■ DIRECTION ■
Set down the full listing exactly as given. Any pictures are to be left out.

■ DATA EXCERPT ■
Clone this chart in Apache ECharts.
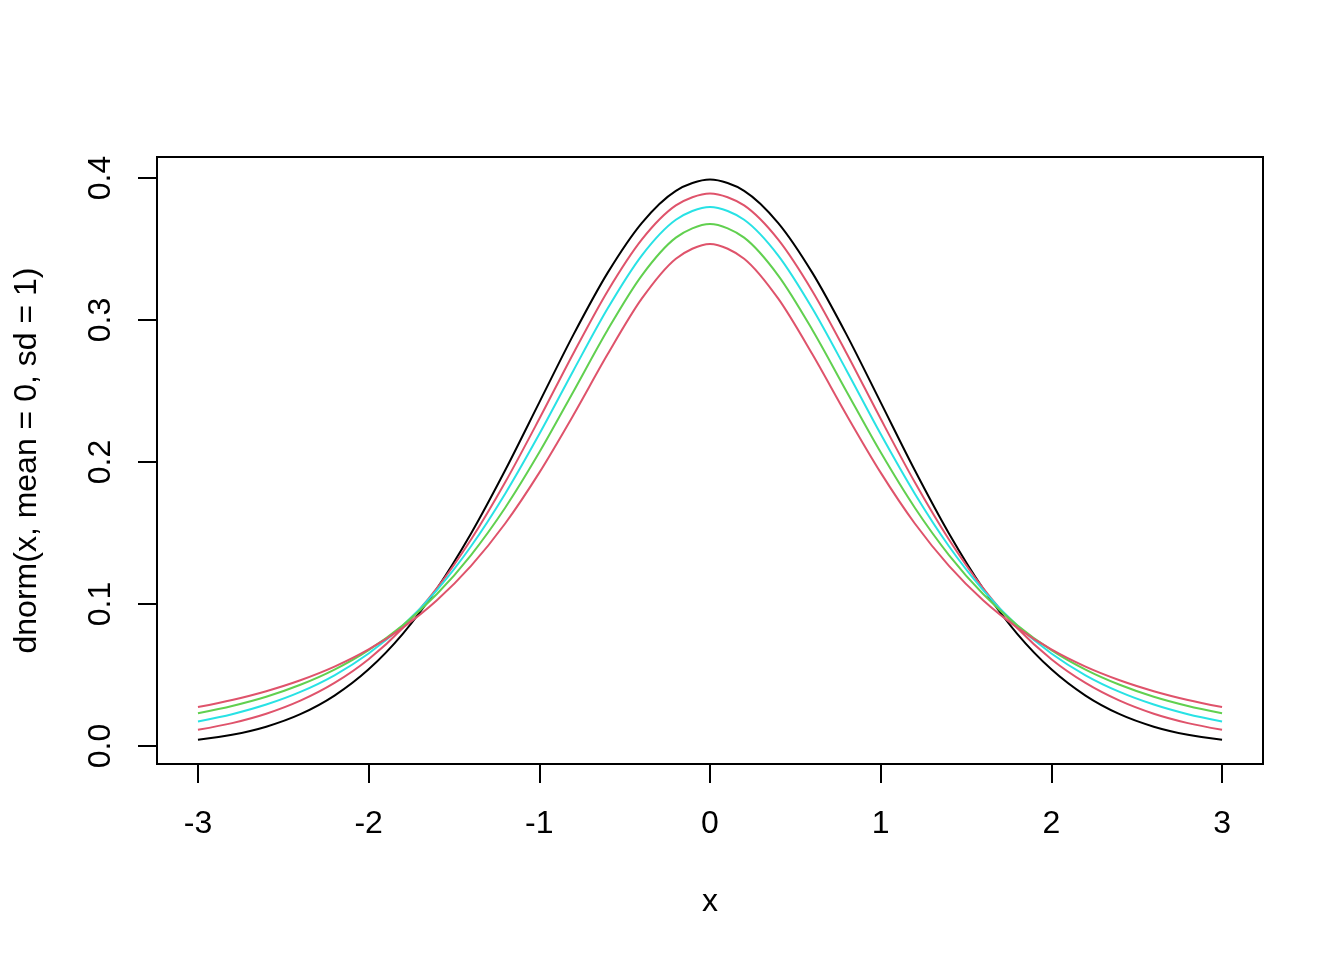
<!DOCTYPE html>
<html>
<head>
<meta charset="utf-8">
<script src="https://cdn.jsdelivr.net/npm/echarts@6/dist/echarts.min.js"></script>
<style>
html,body{margin:0;padding:0;background:#fff;}
#chart{width:1344px;height:960px;}
</style>
</head>
<body>
<div id="chart"></div>
<script>
// x positions (from -3 to 3)
const xValues = [-3.0,-2.8,-2.6,-2.4,-2.2,-2.0,-1.8,-1.6,-1.4,-1.2,-1.0,-0.8,-0.6,-0.4,-0.2,0.0,0.2,0.4,0.6,0.8,1.0,1.2,1.4,1.6,1.8,2.0,2.2,2.4,2.6,2.8,3.0];
// curve values
const normalCurve = [0.0044,0.0079,0.0136,0.0224,0.0355,0.0540,0.0790,0.1109,0.1497,0.1942,0.2420,0.2897,0.3332,0.3683,0.3910,0.3989,0.3910,0.3683,0.3332,0.2897,0.2420,0.1942,0.1497,0.1109,0.0790,0.0540,0.0355,0.0224,0.0136,0.0079,0.0044];
const curveA = [0.0114,0.0161,0.0227,0.0319,0.0444,0.0611,0.0831,0.1111,0.1454,0.1857,0.2304,0.2766,0.3203,0.3566,0.3807,0.3891,0.3807,0.3566,0.3203,0.2766,0.2304,0.1857,0.1454,0.1111,0.0831,0.0611,0.0444,0.0319,0.0227,0.0161,0.0114];
const curveB = [0.0173,0.0224,0.0292,0.0381,0.0498,0.0651,0.0848,0.1098,0.1407,0.1777,0.2197,0.2645,0.3081,0.3454,0.3706,0.3796,0.3706,0.3454,0.3081,0.2645,0.2197,0.1777,0.1407,0.1098,0.0848,0.0651,0.0498,0.0381,0.0292,0.0224,0.0173];
const curveC = [0.0230,0.0282,0.0347,0.0431,0.0538,0.0675,0.0850,0.1070,0.1345,0.1678,0.2068,0.2497,0.2930,0.3313,0.3580,0.3676,0.3580,0.3313,0.2930,0.2497,0.2068,0.1678,0.1345,0.1070,0.0850,0.0675,0.0538,0.0431,0.0347,0.0282,0.0230];
const curveD = [0.0274,0.0324,0.0386,0.0463,0.0559,0.0680,0.0834,0.1027,0.1269,0.1567,0.1925,0.2331,0.2758,0.3150,0.3432,0.3536,0.3432,0.3150,0.2758,0.2331,0.1925,0.1567,0.1269,0.1027,0.0834,0.0680,0.0559,0.0463,0.0386,0.0324,0.0274];
const xTicks = [-3,-2,-1,0,1,2,3];
const yTicks = [0,0.1,0.2,0.3,0.4];
const xTitle = 'x';
const yTitle = 'dnorm(x, mean = 0, sd = 1)';

const FONT = "'Liberation Sans', Arial, sans-serif";
const FS = 32;

function pairs(ys){ return xValues.map((x,i)=>[x, ys[i]]); }
function line(ys, color){
  return {type:'line', data:pairs(ys), showSymbol:false, smooth:0.3,
    lineStyle:{color:color, width:2}, itemStyle:{color:color}, animation:false, silent:true};
}

const chart = echarts.init(document.getElementById('chart'), null, {renderer:'canvas'});
chart.setOption({
  backgroundColor:'#ffffff',
  animation:false,
  grid:{left:157, top:157, width:1106, height:607, show:true, borderColor:'#000', borderWidth:2, backgroundColor:'transparent'},
  xAxis:{
    type:'value', min:-3.24, max:3.24,
    axisLine:{show:false, onZero:false},
    splitLine:{show:false},
    axisTick:{show:true, customValues:xTicks, length:19, lineStyle:{color:'#000', width:2}},
    axisLabel:{customValues:xTicks, margin:44, color:'#000', fontSize:FS, fontFamily:FONT,
      formatter:v=>String(v)},
    name:xTitle, nameLocation:'middle', nameGap:122,
    nameTextStyle:{color:'#000', fontSize:FS, fontFamily:FONT}
  },
  yAxis:{
    type:'value', min:-0.01268, max:0.41479,
    axisLine:{show:false, onZero:false},
    splitLine:{show:false},
    axisTick:{show:true, customValues:yTicks, length:19, lineStyle:{color:'#000', width:2}},
    axisLabel:{customValues:yTicks, rotate:90, margin:40, color:'#000', fontSize:FS, fontFamily:FONT,
      formatter:v=>v.toFixed(1)},
    name:yTitle, nameLocation:'middle', nameRotate:90, nameGap:114,
    nameTextStyle:{color:'#000', fontSize:FS, fontFamily:FONT}
  },
  series:[
    line(normalCurve,'#000000'),
    line(curveA,'#DF536B'),
    line(curveB,'#28E2E5'),
    line(curveC,'#61D04F'),
    line(curveD,'#DF536B')
  ]
});
</script>
</body>
</html>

■ TASK RESULT ■
Clone this chart in Apache ECharts.
<!DOCTYPE html>
<html>
<head>
<meta charset="utf-8">
<script src="https://cdn.jsdelivr.net/npm/echarts@6/dist/echarts.min.js"></script>
<style>
html,body{margin:0;padding:0;background:#fff;}
#chart{width:1344px;height:960px;}
</style>
</head>
<body>
<div id="chart"></div>
<script>
// x positions (from -3 to 3)
const xValues = [-3.0,-2.8,-2.6,-2.4,-2.2,-2.0,-1.8,-1.6,-1.4,-1.2,-1.0,-0.8,-0.6,-0.4,-0.2,0.0,0.2,0.4,0.6,0.8,1.0,1.2,1.4,1.6,1.8,2.0,2.2,2.4,2.6,2.8,3.0];
// curve values
const normalCurve = [0.0044,0.0079,0.0136,0.0224,0.0355,0.0540,0.0790,0.1109,0.1497,0.1942,0.2420,0.2897,0.3332,0.3683,0.3910,0.3989,0.3910,0.3683,0.3332,0.2897,0.2420,0.1942,0.1497,0.1109,0.0790,0.0540,0.0355,0.0224,0.0136,0.0079,0.0044];
const curveA = [0.0114,0.0161,0.0227,0.0319,0.0444,0.0611,0.0831,0.1111,0.1454,0.1857,0.2304,0.2766,0.3203,0.3566,0.3807,0.3891,0.3807,0.3566,0.3203,0.2766,0.2304,0.1857,0.1454,0.1111,0.0831,0.0611,0.0444,0.0319,0.0227,0.0161,0.0114];
const curveB = [0.0173,0.0224,0.0292,0.0381,0.0498,0.0651,0.0848,0.1098,0.1407,0.1777,0.2197,0.2645,0.3081,0.3454,0.3706,0.3796,0.3706,0.3454,0.3081,0.2645,0.2197,0.1777,0.1407,0.1098,0.0848,0.0651,0.0498,0.0381,0.0292,0.0224,0.0173];
const curveC = [0.0230,0.0282,0.0347,0.0431,0.0538,0.0675,0.0850,0.1070,0.1345,0.1678,0.2068,0.2497,0.2930,0.3313,0.3580,0.3676,0.3580,0.3313,0.2930,0.2497,0.2068,0.1678,0.1345,0.1070,0.0850,0.0675,0.0538,0.0431,0.0347,0.0282,0.0230];
const curveD = [0.0274,0.0324,0.0386,0.0463,0.0559,0.0680,0.0834,0.1027,0.1269,0.1567,0.1925,0.2331,0.2758,0.3150,0.3432,0.3536,0.3432,0.3150,0.2758,0.2331,0.1925,0.1567,0.1269,0.1027,0.0834,0.0680,0.0559,0.0463,0.0386,0.0324,0.0274];
const xTicks = [-3,-2,-1,0,1,2,3];
const yTicks = [0,0.1,0.2,0.3,0.4];
const xTitle = 'x';
const yTitle = 'dnorm(x, mean = 0, sd = 1)';

const FONT = "'Liberation Sans', Arial, sans-serif";
const FS = 32;

function pairs(ys){ return xValues.map((x,i)=>[x, ys[i]]); }
function line(ys, color){
  return {type:'line', data:pairs(ys), showSymbol:false, smooth:0.3,
    lineStyle:{color:color, width:2}, itemStyle:{color:color}, animation:false, silent:true};
}

const chart = echarts.init(document.getElementById('chart'), null, {renderer:'canvas'});
chart.setOption({
  backgroundColor:'#ffffff',
  animation:false,
  grid:{left:157, top:157, width:1106, height:607, show:true, borderColor:'#000', borderWidth:2, backgroundColor:'transparent'},
  xAxis:{
    type:'value', min:-3.24, max:3.24,
    axisLine:{show:false, onZero:false},
    splitLine:{show:false},
    axisTick:{show:true, customValues:xTicks, length:19, lineStyle:{color:'#000', width:2}},
    axisLabel:{customValues:xTicks, margin:44, color:'#000', fontSize:FS, fontFamily:FONT,
      formatter:v=>String(v)},
    name:xTitle, nameLocation:'middle', nameGap:122,
    nameTextStyle:{color:'#000', fontSize:FS, fontFamily:FONT}
  },
  yAxis:{
    type:'value', min:-0.01268, max:0.41479,
    axisLine:{show:false, onZero:false},
    splitLine:{show:false},
    axisTick:{show:true, customValues:yTicks, length:19, lineStyle:{color:'#000', width:2}},
    axisLabel:{customValues:yTicks, rotate:90, margin:40, color:'#000', fontSize:FS, fontFamily:FONT,
      formatter:v=>v.toFixed(1)},
    name:yTitle, nameLocation:'middle', nameRotate:90, nameGap:114,
    nameTextStyle:{color:'#000', fontSize:FS, fontFamily:FONT}
  },
  series:[
    line(normalCurve,'#000000'),
    line(curveA,'#DF536B'),
    line(curveB,'#28E2E5'),
    line(curveC,'#61D04F'),
    line(curveD,'#DF536B')
  ]
});
</script>
</body>
</html>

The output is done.